• DATASET CONTENT:
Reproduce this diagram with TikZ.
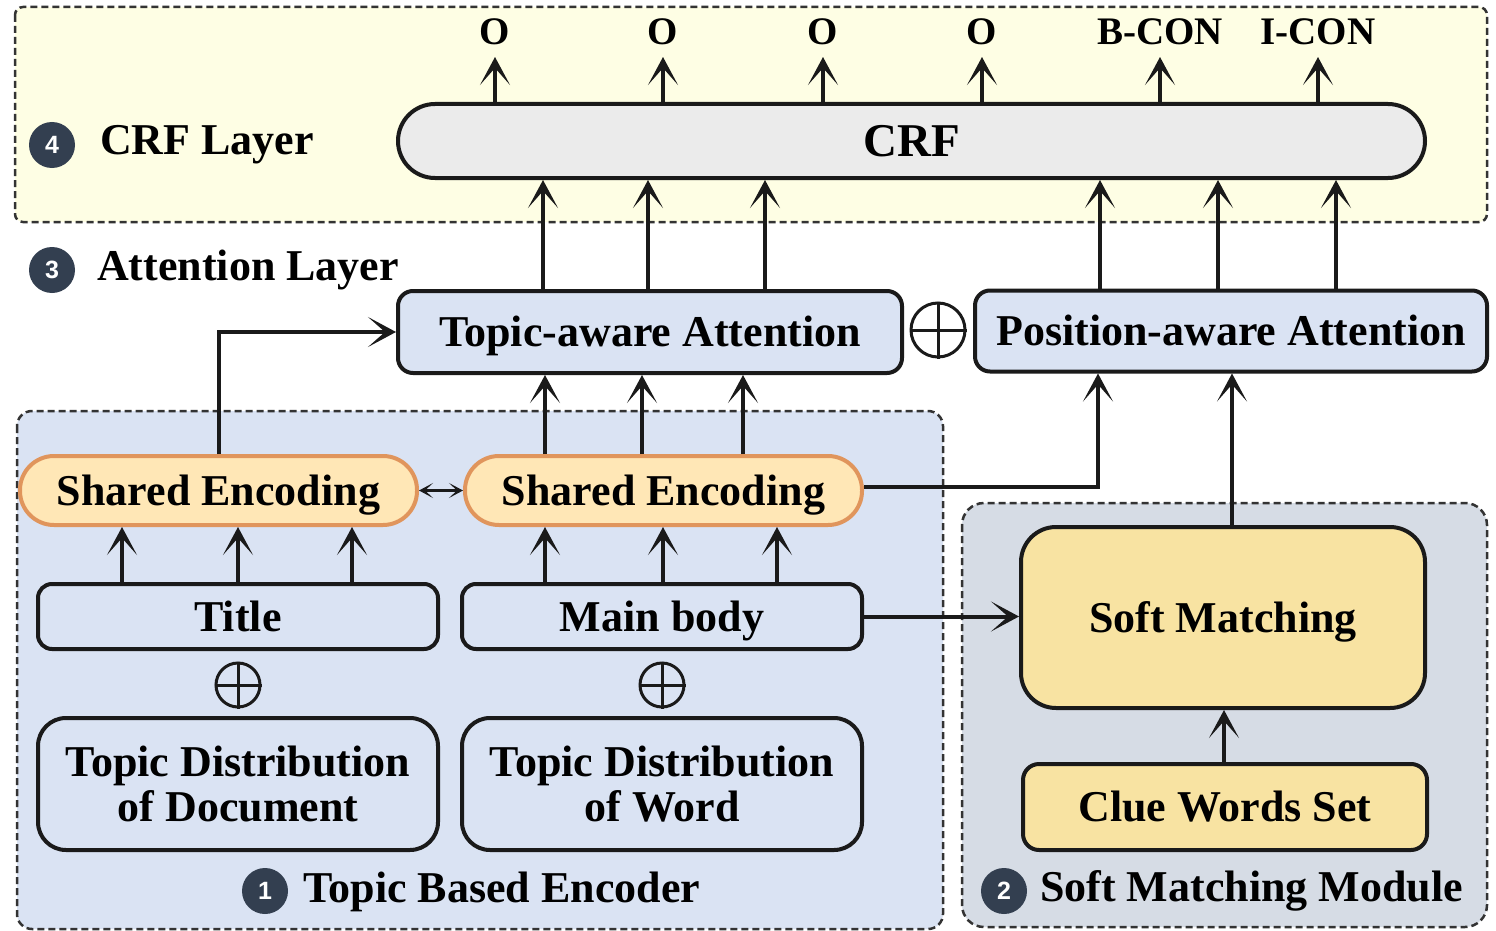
\documentclass[tikz,border=0pt]{standalone}
\usepackage{fontspec}
\setmainfont{Liberation Serif}
\newfontfamily\badgefont{Liberation Sans}
\usetikzlibrary{arrows.meta}
\definecolor{topbg}{HTML}{FEFEE4}
\definecolor{encbg}{HTML}{DAE3F3}
\definecolor{smbg}{HTML}{D6DCE5}
\definecolor{boxblue}{HTML}{DAE3F3}
\definecolor{sefill}{HTML}{FFE7B6}
\definecolor{seline}{HTML}{E0955C}
\definecolor{gold}{HTML}{F8E3A2}
\definecolor{crffill}{HTML}{EBEBEB}
\definecolor{badgecol}{HTML}{333F50}
\definecolor{lineblk}{HTML}{1A1A1A}
\definecolor{dashcol}{HTML}{333333}
\begin{document}
\begin{tikzpicture}[x=1pt,y=-1pt,
  font=\fontsize{44}{45}\selectfont\bfseries,
  region/.style={draw=dashcol, line width=2.5pt, dash pattern=on 7pt off 4pt},
  box/.style={draw=lineblk, line width=4pt, fill=boxblue, rounded corners=15pt, inner sep=0pt, align=center},
  capc/.style={text height=29pt, text depth=0pt},
  sebox/.style={draw=seline, line width=4pt, fill=sefill, rounded corners=34pt, inner sep=0pt, minimum width=397pt, minimum height=69pt, capc},
  goldbox/.style={draw=lineblk, line width=4pt, fill=gold, inner sep=0pt, capc},
  lbl/.style={inner sep=0pt, text=black},
  outlbl/.style={inner sep=0pt, anchor=base, font=\fontsize{39}{40}\selectfont\bfseries},
  badge/.style={circle, fill=badgecol, minimum size=46pt, inner sep=0pt, text=white, font=\badgefont\bfseries\fontsize{25}{25}\selectfont},
  oplus/.style={circle, draw=lineblk, line width=3pt, inner sep=0pt},
  arr/.style={line width=4pt, draw=lineblk, -{Stealth[length=28pt,width=30pt,inset=17pt]}},
  darr/.style={line width=2.5pt, draw=lineblk, {Stealth[length=14pt,width=15pt,inset=8pt]}-{Stealth[length=14pt,width=15pt,inset=8pt]}}
]
\useasboundingbox (0,0) rectangle (1496,931);
\fill[white] (0,0) rectangle (1496,931);

% regions
\draw[region, fill=topbg, rounded corners=8pt] (15,7) rectangle (1487,222);
\draw[region, fill=encbg, rounded corners=15pt] (17,411) rectangle (943,929);
\draw[region, fill=smbg, rounded corners=22pt] (962,503) rectangle (1487,927);

% region labels
\node[badge] (b4) at (52,145) {4};
\node[lbl, anchor=base west] (l4) at (100,154) {CRF Layer};
\node[badge] (b3) at (52,270) {3};
\node[lbl, anchor=base west] (l3) at (97,280) {Attention Layer};
\node[badge] (b1) at (265,891) {1};
\node[lbl, anchor=base west] (l1) at (303,902) {Topic Based Encoder};
\node[badge] (b2) at (1004,891) {2};
\node[lbl, anchor=base west] (l2) at (1040,901) {Soft Matching Module};

% CRF
\node[draw=lineblk, line width=4pt, fill=crffill, rounded corners=37pt, inner sep=0pt,
  minimum width=1027pt, minimum height=74pt, text height=31pt, text depth=0pt,
  font=\fontsize{47}{48}\selectfont\bfseries] (crf) at (911.5,141) {CRF};

% outputs
\node[outlbl] (o1) at (495,45) {O};
\node[outlbl] (o2) at (663,45) {O};
\node[outlbl] (o3) at (823,45) {O};
\node[outlbl] (o4) at (982,45) {O};
\node[outlbl] (o5) at (1160,45) {B-CON};
\node[outlbl] (o6) at (1318,45) {I-CON};
\foreach \o in {o1,o2,o3,o4,o5,o6}
  \draw[arr] (crf.north -| \o.base) -- ([yshift=-12pt]\o.base);

% attention
\node[box, capc, minimum width=504pt, minimum height=82pt] (ta) at (650,332) {Topic-aware Attention};
\node[box, capc, minimum width=512pt, minimum height=81pt] (pa) at (1231,331) {Position-aware Attention};
\node[oplus, minimum size=54pt] (p0) at (938,330) {};
\draw[line width=3pt, draw=lineblk] (p0.north) -- (p0.south) (p0.west) -- (p0.east);

\foreach \x in {543,648,765}
  \draw[arr] (ta.north -| \x,0) -- (crf.south -| \x,0);
\foreach \x in {1100,1218,1336}
  \draw[arr] (pa.north -| \x,0) -- (crf.south -| \x,0);

% shared encodings
\node[sebox] (se1) at (218.5,490.5) {Shared Encoding};
\node[sebox] (se2) at (663.5,490.5) {Shared Encoding};
\draw[darr] (se1.east) -- (se2.west);
\draw[arr] (se1.north) |- (ta.west);
\foreach \x in {545,642,743}
  \draw[arr] (se2.north -| \x,0) -- (ta.south -| \x,0);
\coordinate (pin) at (1098,0);
\draw[arr] ([yshift=4pt]se2.east) -| (pa.south -| pin);

% title / main body
\node[box, capc, rounded corners=14pt, minimum width=400pt, minimum height=65pt] (title) at (238,616.5) {Title};
\node[box, capc, rounded corners=14pt, minimum width=400pt, minimum height=65pt] (main) at (662,616.5) {Main body};
\foreach \x in {122,238,352}
  \draw[arr] (title.north -| \x,0) -- (se1.south -| \x,0);
\foreach \x in {545,663,777}
  \draw[arr] (main.north -| \x,0) -- (se2.south -| \x,0);

\node[oplus, minimum size=44pt] (p1) at (238,685) {};
\draw[line width=3pt, draw=lineblk] (p1.north) -- (p1.south) (p1.west) -- (p1.east);
\node[oplus, minimum size=44pt] (p2) at (662,685) {};
\draw[line width=3pt, draw=lineblk] (p2.north) -- (p2.south) (p2.west) -- (p2.east);

% topic distributions
\node[box, rounded corners=28pt, minimum width=400pt, minimum height=132pt] (tdd) at (238,784) {Topic Distribution\\of Document};
\node[box, rounded corners=28pt, minimum width=400pt, minimum height=132pt] (tdw) at (662,784) {Topic Distribution\\of Word};

% soft matching
\node[goldbox, rounded corners=35pt, minimum width=404pt, minimum height=181pt] (sm) at (1223,617.5) {Soft Matching};
\node[goldbox, rounded corners=16pt, minimum width=404pt, minimum height=86pt] (cws) at (1225,807) {Clue Words Set};
\draw[arr] (main.east) -- (sm.west |- main.east);
\draw[arr] (sm.north -| 1232,0) -- (pa.south -| 1232,0);
\draw[arr] (cws.north -| 1224,0) -- (sm.south -| 1224,0);
\end{tikzpicture}
\end{document}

• DIRECTIONS FOR THIS TASK: Reproduce the full listing above verbatim, with no pictures included.

• RESPONSE TO THIS TASK:
Reproduce this diagram with TikZ.
\documentclass[tikz,border=0pt]{standalone}
\usepackage{fontspec}
\setmainfont{Liberation Serif}
\newfontfamily\badgefont{Liberation Sans}
\usetikzlibrary{arrows.meta}
\definecolor{topbg}{HTML}{FEFEE4}
\definecolor{encbg}{HTML}{DAE3F3}
\definecolor{smbg}{HTML}{D6DCE5}
\definecolor{boxblue}{HTML}{DAE3F3}
\definecolor{sefill}{HTML}{FFE7B6}
\definecolor{seline}{HTML}{E0955C}
\definecolor{gold}{HTML}{F8E3A2}
\definecolor{crffill}{HTML}{EBEBEB}
\definecolor{badgecol}{HTML}{333F50}
\definecolor{lineblk}{HTML}{1A1A1A}
\definecolor{dashcol}{HTML}{333333}
\begin{document}
\begin{tikzpicture}[x=1pt,y=-1pt,
  font=\fontsize{44}{45}\selectfont\bfseries,
  region/.style={draw=dashcol, line width=2.5pt, dash pattern=on 7pt off 4pt},
  box/.style={draw=lineblk, line width=4pt, fill=boxblue, rounded corners=15pt, inner sep=0pt, align=center},
  capc/.style={text height=29pt, text depth=0pt},
  sebox/.style={draw=seline, line width=4pt, fill=sefill, rounded corners=34pt, inner sep=0pt, minimum width=397pt, minimum height=69pt, capc},
  goldbox/.style={draw=lineblk, line width=4pt, fill=gold, inner sep=0pt, capc},
  lbl/.style={inner sep=0pt, text=black},
  outlbl/.style={inner sep=0pt, anchor=base, font=\fontsize{39}{40}\selectfont\bfseries},
  badge/.style={circle, fill=badgecol, minimum size=46pt, inner sep=0pt, text=white, font=\badgefont\bfseries\fontsize{25}{25}\selectfont},
  oplus/.style={circle, draw=lineblk, line width=3pt, inner sep=0pt},
  arr/.style={line width=4pt, draw=lineblk, -{Stealth[length=28pt,width=30pt,inset=17pt]}},
  darr/.style={line width=2.5pt, draw=lineblk, {Stealth[length=14pt,width=15pt,inset=8pt]}-{Stealth[length=14pt,width=15pt,inset=8pt]}}
]
\useasboundingbox (0,0) rectangle (1496,931);
\fill[white] (0,0) rectangle (1496,931);

% regions
\draw[region, fill=topbg, rounded corners=8pt] (15,7) rectangle (1487,222);
\draw[region, fill=encbg, rounded corners=15pt] (17,411) rectangle (943,929);
\draw[region, fill=smbg, rounded corners=22pt] (962,503) rectangle (1487,927);

% region labels
\node[badge] (b4) at (52,145) {4};
\node[lbl, anchor=base west] (l4) at (100,154) {CRF Layer};
\node[badge] (b3) at (52,270) {3};
\node[lbl, anchor=base west] (l3) at (97,280) {Attention Layer};
\node[badge] (b1) at (265,891) {1};
\node[lbl, anchor=base west] (l1) at (303,902) {Topic Based Encoder};
\node[badge] (b2) at (1004,891) {2};
\node[lbl, anchor=base west] (l2) at (1040,901) {Soft Matching Module};

% CRF
\node[draw=lineblk, line width=4pt, fill=crffill, rounded corners=37pt, inner sep=0pt,
  minimum width=1027pt, minimum height=74pt, text height=31pt, text depth=0pt,
  font=\fontsize{47}{48}\selectfont\bfseries] (crf) at (911.5,141) {CRF};

% outputs
\node[outlbl] (o1) at (495,45) {O};
\node[outlbl] (o2) at (663,45) {O};
\node[outlbl] (o3) at (823,45) {O};
\node[outlbl] (o4) at (982,45) {O};
\node[outlbl] (o5) at (1160,45) {B-CON};
\node[outlbl] (o6) at (1318,45) {I-CON};
\foreach \o in {o1,o2,o3,o4,o5,o6}
  \draw[arr] (crf.north -| \o.base) -- ([yshift=-12pt]\o.base);

% attention
\node[box, capc, minimum width=504pt, minimum height=82pt] (ta) at (650,332) {Topic-aware Attention};
\node[box, capc, minimum width=512pt, minimum height=81pt] (pa) at (1231,331) {Position-aware Attention};
\node[oplus, minimum size=54pt] (p0) at (938,330) {};
\draw[line width=3pt, draw=lineblk] (p0.north) -- (p0.south) (p0.west) -- (p0.east);

\foreach \x in {543,648,765}
  \draw[arr] (ta.north -| \x,0) -- (crf.south -| \x,0);
\foreach \x in {1100,1218,1336}
  \draw[arr] (pa.north -| \x,0) -- (crf.south -| \x,0);

% shared encodings
\node[sebox] (se1) at (218.5,490.5) {Shared Encoding};
\node[sebox] (se2) at (663.5,490.5) {Shared Encoding};
\draw[darr] (se1.east) -- (se2.west);
\draw[arr] (se1.north) |- (ta.west);
\foreach \x in {545,642,743}
  \draw[arr] (se2.north -| \x,0) -- (ta.south -| \x,0);
\coordinate (pin) at (1098,0);
\draw[arr] ([yshift=4pt]se2.east) -| (pa.south -| pin);

% title / main body
\node[box, capc, rounded corners=14pt, minimum width=400pt, minimum height=65pt] (title) at (238,616.5) {Title};
\node[box, capc, rounded corners=14pt, minimum width=400pt, minimum height=65pt] (main) at (662,616.5) {Main body};
\foreach \x in {122,238,352}
  \draw[arr] (title.north -| \x,0) -- (se1.south -| \x,0);
\foreach \x in {545,663,777}
  \draw[arr] (main.north -| \x,0) -- (se2.south -| \x,0);

\node[oplus, minimum size=44pt] (p1) at (238,685) {};
\draw[line width=3pt, draw=lineblk] (p1.north) -- (p1.south) (p1.west) -- (p1.east);
\node[oplus, minimum size=44pt] (p2) at (662,685) {};
\draw[line width=3pt, draw=lineblk] (p2.north) -- (p2.south) (p2.west) -- (p2.east);

% topic distributions
\node[box, rounded corners=28pt, minimum width=400pt, minimum height=132pt] (tdd) at (238,784) {Topic Distribution\\of Document};
\node[box, rounded corners=28pt, minimum width=400pt, minimum height=132pt] (tdw) at (662,784) {Topic Distribution\\of Word};

% soft matching
\node[goldbox, rounded corners=35pt, minimum width=404pt, minimum height=181pt] (sm) at (1223,617.5) {Soft Matching};
\node[goldbox, rounded corners=16pt, minimum width=404pt, minimum height=86pt] (cws) at (1225,807) {Clue Words Set};
\draw[arr] (main.east) -- (sm.west |- main.east);
\draw[arr] (sm.north -| 1232,0) -- (pa.south -| 1232,0);
\draw[arr] (cws.north -| 1224,0) -- (sm.south -| 1224,0);
\end{tikzpicture}
\end{document}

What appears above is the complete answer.